• 8 Initial Reactions to HBO's New OTT Service

    HBO has dropped a bombshell, announcing plans to launch a standalone over-the-top service in the U.S. in 2015. The announcement was extremely short on details, except to say it was targeted to the 80 million U.S. homes that do not currently subscribe to HBO. Here are my 8 quick reactions to the news. Many more thoughts to follow as more details are released.

    1. Content is key to success - No question, HBO's outstanding content will be the key to HBO OTT's success. But what will actually be included and what won't be? In particular, HBO did a big multi-year licensing deal with Amazon in April providing it not only library content like "The Sopranos," "The Wire" and "Treme," but also past episodes of current shows like "Girls," "Veep" and "The Newsroom." Did HBO insist on a non-exclusivity carve-out provision if it launched its own OTT service? If it didn't then there will be a ton of great HBO content that won't be in HBO OTT, seriously undermining its appeal. With all the hype that HBO OTT is going to be a cord-cutter's nirvana, anything less than what HBO Go offers (i.e. full library, current seasons, equal access with linear, etc.) is going to be a big let down for a lot of people.

    2. Price - In addition to content selection, price is the other key variable to success. Netflix has set consumers' expectations at $8/month for what a high-quality OTT service should cost. If HBO OTT is above $8/month it will suppress demand. But it's extremely hard to see HBO OTT being offered for anything less than $20/month when pay-TV operators typically retail it for $15 or more. How aggressively HBO OTT is priced will say a lot about just how willing HBO is to jeopardize its critical pay-TV relationships.

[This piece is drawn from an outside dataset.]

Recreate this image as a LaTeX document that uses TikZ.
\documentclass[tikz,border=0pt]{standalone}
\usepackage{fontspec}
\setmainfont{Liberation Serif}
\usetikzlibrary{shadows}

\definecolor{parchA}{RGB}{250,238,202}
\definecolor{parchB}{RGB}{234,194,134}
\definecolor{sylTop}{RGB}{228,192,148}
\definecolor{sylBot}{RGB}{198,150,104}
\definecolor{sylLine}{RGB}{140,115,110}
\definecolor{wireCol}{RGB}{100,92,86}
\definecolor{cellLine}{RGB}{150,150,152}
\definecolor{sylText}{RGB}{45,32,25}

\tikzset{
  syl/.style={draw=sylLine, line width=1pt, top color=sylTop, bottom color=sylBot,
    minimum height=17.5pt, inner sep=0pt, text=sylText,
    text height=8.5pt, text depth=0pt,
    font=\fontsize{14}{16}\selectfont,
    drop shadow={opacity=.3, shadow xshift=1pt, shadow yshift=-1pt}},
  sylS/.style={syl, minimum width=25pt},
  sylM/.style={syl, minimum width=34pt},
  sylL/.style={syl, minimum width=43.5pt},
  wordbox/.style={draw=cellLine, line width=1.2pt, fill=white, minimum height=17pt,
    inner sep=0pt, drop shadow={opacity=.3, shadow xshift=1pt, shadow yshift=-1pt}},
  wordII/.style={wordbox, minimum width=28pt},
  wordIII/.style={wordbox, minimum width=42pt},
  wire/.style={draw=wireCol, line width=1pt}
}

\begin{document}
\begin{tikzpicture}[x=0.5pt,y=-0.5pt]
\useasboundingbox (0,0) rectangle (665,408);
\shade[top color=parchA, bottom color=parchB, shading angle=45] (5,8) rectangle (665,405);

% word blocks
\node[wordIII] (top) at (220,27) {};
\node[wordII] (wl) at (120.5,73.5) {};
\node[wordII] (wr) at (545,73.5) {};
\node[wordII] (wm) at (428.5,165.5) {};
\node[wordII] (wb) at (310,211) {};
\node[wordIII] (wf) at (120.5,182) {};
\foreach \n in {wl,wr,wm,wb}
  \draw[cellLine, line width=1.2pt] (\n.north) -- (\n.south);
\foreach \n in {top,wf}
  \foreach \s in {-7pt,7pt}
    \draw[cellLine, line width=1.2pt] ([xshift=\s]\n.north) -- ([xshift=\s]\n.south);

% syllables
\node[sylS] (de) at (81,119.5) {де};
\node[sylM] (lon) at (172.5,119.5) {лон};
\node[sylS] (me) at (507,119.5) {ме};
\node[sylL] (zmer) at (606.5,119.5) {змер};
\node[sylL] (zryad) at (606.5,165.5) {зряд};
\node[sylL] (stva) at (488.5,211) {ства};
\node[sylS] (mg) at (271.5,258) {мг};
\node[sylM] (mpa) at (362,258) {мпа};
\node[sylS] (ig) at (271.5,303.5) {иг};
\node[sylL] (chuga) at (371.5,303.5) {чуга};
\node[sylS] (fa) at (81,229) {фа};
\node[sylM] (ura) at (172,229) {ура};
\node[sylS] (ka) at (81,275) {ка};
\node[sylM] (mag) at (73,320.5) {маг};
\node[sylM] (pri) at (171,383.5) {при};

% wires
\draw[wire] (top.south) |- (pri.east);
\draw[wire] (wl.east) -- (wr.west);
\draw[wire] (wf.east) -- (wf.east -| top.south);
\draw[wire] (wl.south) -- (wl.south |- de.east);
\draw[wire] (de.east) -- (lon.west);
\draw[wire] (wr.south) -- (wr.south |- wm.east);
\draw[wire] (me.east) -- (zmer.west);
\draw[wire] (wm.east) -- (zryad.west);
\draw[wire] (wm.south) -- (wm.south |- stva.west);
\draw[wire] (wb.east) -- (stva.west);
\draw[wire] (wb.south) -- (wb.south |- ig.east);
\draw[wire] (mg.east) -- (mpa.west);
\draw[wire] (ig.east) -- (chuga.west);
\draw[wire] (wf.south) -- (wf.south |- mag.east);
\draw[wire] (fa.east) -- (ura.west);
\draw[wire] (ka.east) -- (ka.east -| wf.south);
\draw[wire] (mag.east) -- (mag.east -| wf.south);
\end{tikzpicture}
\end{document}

    3. How does HBO OTT affect its pay-TV partners? Speaking of, the big issue with HBO going OTT has always been concern it would upset critical pay-TV partners who strongly market and support HBO. But HBO CEO Richard Plepler believes pay-TV operators will actually "lean into" HBO OTT as it will help their broadband businesses. Further, he strenuously stated he sees "no risk" that HBO OTT will cannibalize existing HBO subscribers or induce cord-cutting, seeing "the great preponderance of all this as additive." Again, depending how good HBO OTT's content/price are these comments could be wildly optimistic.

    4. Pay-TV message feels blurry - Even as Plepler insisted HBO OTT won't cannibalize or cause cord-cutting, he broadened his definition of the target market for HBO OTT, saying, "All in, there are 80 million U.S. homes that do not have HBO and we will use all means at our disposal to go after them." Well, doesn't that mean at least some of these 80 million (many of whom ARE pay-TV subscribers) will be induced to drop pay-TV and take HBO OTT directly? Amid these messaging cross-currents, somehow HBO has to figure out new deals with pay-TV operators for HBO OTT to keep them incented.

    5. Why are 10 million broadband homes so important all of a sudden? - Putting aside the 80 million, Plepler pegged today's broadband-only homes as in the 10-15 million range. Historically HBO's argument for not pursuing them was it was too small a group, and not worth risking existing pay-TV relationships. What changed? Netflix surpassing 50 million subscribers. Rupert Murdoch's bid for Time Warner. And HBO's need to not look like its head was in the sand.

    6. Pay-TV will be more about sports than ever and Turner is in the hot seat - As broadband homes have ever-greater entertainment options online, pay-TV is becoming more about sports than ever. With Turner's new $11 billion, 9-year NBA deal, that means it has to extract ever-higher carriage fees from operators. Can it? We'll see.

    7. Netflix is still the 800-pound OTT gorilla - Talk about timing - right after HBO announced HBO OTT, corporate sibling Warner Bros. announced a licensing deal with Netflix for the full, sought-after "Friends" catalog. That deal underscores Netflix's massive clout in the industry and just how high the OTT competitive bar is. HBO has to learn about infrastructure, data, customer service, etc. - all things Netflix mastered years ago.

    8. Netflix U.S. cable deals on the way - Speaking of Netflix, we should definitely expect it to now expand its U.S. pay-TV partnership deals. If HBO can have its cake and eat it too (be a pay-TV partner and an OTT player), then Netflix will argue it can too. Given Netflix's strong brand, it will likely start having more success.

    So what's it all mean? In the short-term HBO OTT probably means very little. It will be at least 6-9 months before it's in market. Depending on what it actually is and how it's priced, it could really resonate and tap into the latent vein of interest in HBO programming, or it could be a huge dud.

    Over 3 years ago, in "Could HBO be the Next BLOCKBUSTER," I laid out all the risks in front of HBO if it DIDN'T adjust to new broadband realities. Well, now it appears to be doing just that. And Time Warner is taking a massive risk with its crown jewel, potentially setting off a chain of events that could eventually upset the whole pay-TV industry's tentative equilibrium.